İktidara eleştirel ve muhalif yaklaşanlar, farklı kimlik ve mezheplerden olanlar elenirken, öğretmen atamalarının öğretmenlik meslek ilkelerine göre değil, iktidarın siyasal çizgisine göre belirlenmesinin önünü açıldı.

ATAMASI YAPILMAYAN ÖĞRETMENLER SORUNUNA ISRARLA ÇÖZÜM ÜRETİLMEDİ

16 yıl içinde KPSS’ye giren her 100 öğretmenden sadece 16’sı öğretmen olarak atanırken, geriye kalan 84 işsiz öğretmen ya tekrar sınava girmek ya da başka alanlarda çalışmak zorunda bırakıldı.

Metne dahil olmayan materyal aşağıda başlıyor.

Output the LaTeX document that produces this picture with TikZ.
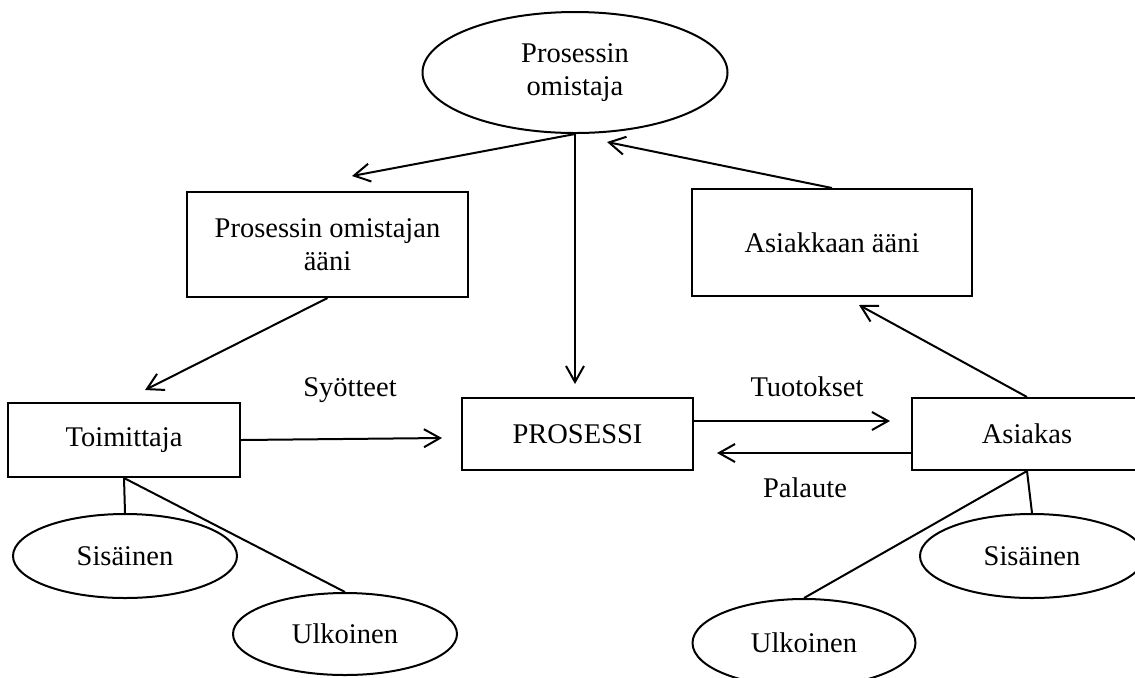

EĞİTİMDE ANGARYA ÇALIŞTIRMA, NÖBET SORUNLARI DEVAM ETTİ

MEB tarafından çeşitli proje ve uygulamalar çerçevesinde resen yapılan görevlendirmeler, çeşitli kurs, proje ve protokol etkinliklerine bağlı çalışmalara zorunlu katılım, ev ziyaretleri, eğitim koçluğu, birden fazla nöbet tutmaya zorlama, öğrenci servis araçlarının kontrolü ve öğrencilere nezaret edilmesi vb. gibi doğrudan öğretmenlik mesleğinin icrası ile ilgili olmayan çok sayıda angarya iş, 2018 yılında da öğretmenlerin sınıf içindeki asli görevlerini yapmalarını önemli ölçüde engelledi.

EĞİTİMDE YAŞANAN ŞİDDET ARTARAK DEVAM ETTİ

2018’de okullarda ve okul önlerinde yaşanan şiddet olaylarının tırmanışa geçmesi sonucunda yüzlerce şiddet olayı meydana geldi ve bu olaylarda çok sayıda öğrenci ve öğretmen arkadaşımız hayatını kaybetti.

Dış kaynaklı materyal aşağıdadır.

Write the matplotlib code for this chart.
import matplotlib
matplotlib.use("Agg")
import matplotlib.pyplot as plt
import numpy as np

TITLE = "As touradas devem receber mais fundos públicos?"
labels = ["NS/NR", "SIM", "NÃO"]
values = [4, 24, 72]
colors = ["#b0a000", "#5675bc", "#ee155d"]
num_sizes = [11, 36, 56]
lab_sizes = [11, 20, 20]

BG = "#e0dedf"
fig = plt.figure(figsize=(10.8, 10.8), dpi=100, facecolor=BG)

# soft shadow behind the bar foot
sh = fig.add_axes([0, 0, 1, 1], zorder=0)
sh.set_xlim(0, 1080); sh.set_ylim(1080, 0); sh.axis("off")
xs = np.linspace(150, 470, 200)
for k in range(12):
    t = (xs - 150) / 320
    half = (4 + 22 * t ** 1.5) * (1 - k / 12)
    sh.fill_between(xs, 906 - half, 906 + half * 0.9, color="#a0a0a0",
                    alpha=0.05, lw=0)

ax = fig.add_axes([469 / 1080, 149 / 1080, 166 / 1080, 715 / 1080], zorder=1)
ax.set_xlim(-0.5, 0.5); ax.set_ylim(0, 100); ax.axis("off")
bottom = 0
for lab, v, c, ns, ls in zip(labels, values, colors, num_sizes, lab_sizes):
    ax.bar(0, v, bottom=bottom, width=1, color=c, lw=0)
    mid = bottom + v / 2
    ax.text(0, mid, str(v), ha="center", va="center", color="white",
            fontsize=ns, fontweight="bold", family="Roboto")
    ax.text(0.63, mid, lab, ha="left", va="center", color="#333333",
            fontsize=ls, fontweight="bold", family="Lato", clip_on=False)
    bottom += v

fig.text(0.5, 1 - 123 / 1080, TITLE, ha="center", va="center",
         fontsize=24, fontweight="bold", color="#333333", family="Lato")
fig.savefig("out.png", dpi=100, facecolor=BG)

YARDIMCI HİZMETLİ VE MEMURLARIN SORUNLARI ÇÖZÜM BEKLİYOR

Milli Eğitim Bakanı Ziya Selçuk, bakanlığın merkez ve taşra teşkilatlarında 2018 sonu itibariyle 31 bin 355 yardımcı hizmetlinin görev yaptığını açıkladı. Türkiye’de 53 bin 870 devlet okulu olduğu dikkate alındığında, neredeyse her iki okula bir hizmetlinin düştüğü ortaya çıktı.

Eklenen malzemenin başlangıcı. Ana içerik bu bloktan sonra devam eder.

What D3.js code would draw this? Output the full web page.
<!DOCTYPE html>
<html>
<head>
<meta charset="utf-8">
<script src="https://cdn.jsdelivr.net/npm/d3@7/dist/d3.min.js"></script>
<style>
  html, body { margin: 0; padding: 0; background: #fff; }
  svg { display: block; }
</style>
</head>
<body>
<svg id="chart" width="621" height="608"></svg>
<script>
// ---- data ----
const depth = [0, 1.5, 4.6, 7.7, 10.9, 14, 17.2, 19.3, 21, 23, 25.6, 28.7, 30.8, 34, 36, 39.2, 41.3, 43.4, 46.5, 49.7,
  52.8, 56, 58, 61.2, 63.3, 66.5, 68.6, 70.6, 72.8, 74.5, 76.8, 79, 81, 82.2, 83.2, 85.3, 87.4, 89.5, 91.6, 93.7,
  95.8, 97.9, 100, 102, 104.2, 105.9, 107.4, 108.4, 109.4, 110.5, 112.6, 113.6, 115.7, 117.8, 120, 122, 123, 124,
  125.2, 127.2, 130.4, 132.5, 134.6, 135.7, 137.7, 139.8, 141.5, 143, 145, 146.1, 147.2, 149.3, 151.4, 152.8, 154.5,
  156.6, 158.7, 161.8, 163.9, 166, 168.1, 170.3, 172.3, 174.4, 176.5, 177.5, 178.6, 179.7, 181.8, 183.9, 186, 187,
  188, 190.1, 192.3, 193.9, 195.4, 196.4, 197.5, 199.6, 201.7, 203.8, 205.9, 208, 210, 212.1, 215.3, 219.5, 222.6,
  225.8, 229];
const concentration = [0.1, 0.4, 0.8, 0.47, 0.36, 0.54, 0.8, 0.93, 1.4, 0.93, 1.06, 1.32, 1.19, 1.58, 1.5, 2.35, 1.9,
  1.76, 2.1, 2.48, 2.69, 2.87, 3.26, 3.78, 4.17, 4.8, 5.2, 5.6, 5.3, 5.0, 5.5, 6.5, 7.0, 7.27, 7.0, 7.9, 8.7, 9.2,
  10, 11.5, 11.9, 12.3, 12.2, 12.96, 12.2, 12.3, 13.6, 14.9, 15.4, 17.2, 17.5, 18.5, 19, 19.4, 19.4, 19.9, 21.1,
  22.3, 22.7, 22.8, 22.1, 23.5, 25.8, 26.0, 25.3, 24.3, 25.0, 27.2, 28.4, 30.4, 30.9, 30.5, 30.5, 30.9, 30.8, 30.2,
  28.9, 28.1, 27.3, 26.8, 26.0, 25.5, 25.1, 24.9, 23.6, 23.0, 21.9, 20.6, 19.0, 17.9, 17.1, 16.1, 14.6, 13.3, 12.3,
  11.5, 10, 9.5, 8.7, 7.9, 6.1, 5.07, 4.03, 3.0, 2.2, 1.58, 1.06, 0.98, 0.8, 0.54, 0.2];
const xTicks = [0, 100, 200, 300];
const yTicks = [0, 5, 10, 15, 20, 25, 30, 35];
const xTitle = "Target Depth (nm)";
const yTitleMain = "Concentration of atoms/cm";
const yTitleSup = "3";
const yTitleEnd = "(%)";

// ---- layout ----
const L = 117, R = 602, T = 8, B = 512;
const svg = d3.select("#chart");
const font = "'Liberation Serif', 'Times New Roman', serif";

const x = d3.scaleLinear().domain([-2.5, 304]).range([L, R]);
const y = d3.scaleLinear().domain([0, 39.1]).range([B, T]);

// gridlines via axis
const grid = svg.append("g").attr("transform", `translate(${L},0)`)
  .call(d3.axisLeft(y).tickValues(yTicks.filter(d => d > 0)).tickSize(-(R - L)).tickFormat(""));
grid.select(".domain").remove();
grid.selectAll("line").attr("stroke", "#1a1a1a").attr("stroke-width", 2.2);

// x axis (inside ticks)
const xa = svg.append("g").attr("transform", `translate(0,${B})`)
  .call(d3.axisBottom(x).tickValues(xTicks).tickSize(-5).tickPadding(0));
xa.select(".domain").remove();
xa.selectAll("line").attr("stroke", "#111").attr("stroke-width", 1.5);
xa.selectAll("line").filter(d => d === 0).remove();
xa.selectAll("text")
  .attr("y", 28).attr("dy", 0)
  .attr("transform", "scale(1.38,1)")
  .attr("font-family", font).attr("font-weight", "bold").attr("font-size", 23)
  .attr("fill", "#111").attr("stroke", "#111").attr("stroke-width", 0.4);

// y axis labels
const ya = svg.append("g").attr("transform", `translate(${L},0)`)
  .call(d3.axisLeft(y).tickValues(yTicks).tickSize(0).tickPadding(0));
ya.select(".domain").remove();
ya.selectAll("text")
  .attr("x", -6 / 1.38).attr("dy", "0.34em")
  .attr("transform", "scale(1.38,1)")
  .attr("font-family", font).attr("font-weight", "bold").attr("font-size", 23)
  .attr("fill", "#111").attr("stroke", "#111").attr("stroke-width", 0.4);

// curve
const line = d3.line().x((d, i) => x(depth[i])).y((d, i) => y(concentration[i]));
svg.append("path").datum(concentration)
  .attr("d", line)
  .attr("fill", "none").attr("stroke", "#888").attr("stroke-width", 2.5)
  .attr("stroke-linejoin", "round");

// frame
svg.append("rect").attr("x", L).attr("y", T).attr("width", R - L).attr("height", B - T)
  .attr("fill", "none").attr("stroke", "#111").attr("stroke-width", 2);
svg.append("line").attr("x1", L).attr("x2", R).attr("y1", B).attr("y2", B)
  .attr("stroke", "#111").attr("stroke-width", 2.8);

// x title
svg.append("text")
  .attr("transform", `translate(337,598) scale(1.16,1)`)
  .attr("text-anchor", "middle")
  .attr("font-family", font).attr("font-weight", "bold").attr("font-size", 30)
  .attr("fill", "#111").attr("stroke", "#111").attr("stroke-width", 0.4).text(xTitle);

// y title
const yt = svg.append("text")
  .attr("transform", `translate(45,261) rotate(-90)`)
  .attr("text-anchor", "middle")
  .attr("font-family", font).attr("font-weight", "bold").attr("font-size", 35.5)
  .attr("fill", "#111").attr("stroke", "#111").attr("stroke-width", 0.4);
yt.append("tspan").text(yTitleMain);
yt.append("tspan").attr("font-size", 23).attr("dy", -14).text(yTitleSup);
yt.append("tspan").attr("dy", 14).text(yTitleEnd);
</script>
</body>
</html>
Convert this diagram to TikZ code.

MEB’e bağlı okullarda 6-8 aylık sürede geçici olarak istihdam edilen İŞKUR aracılığıyla Toplum Yararına Çalışma Projesi kapsamında işe alınanlar, okul aile birliklerince ücret verilip çalıştırılanlar, günlük yevmiye ile geçici çalışanlar en temel haklarından mahrum bir şekilde çalıştırıldı."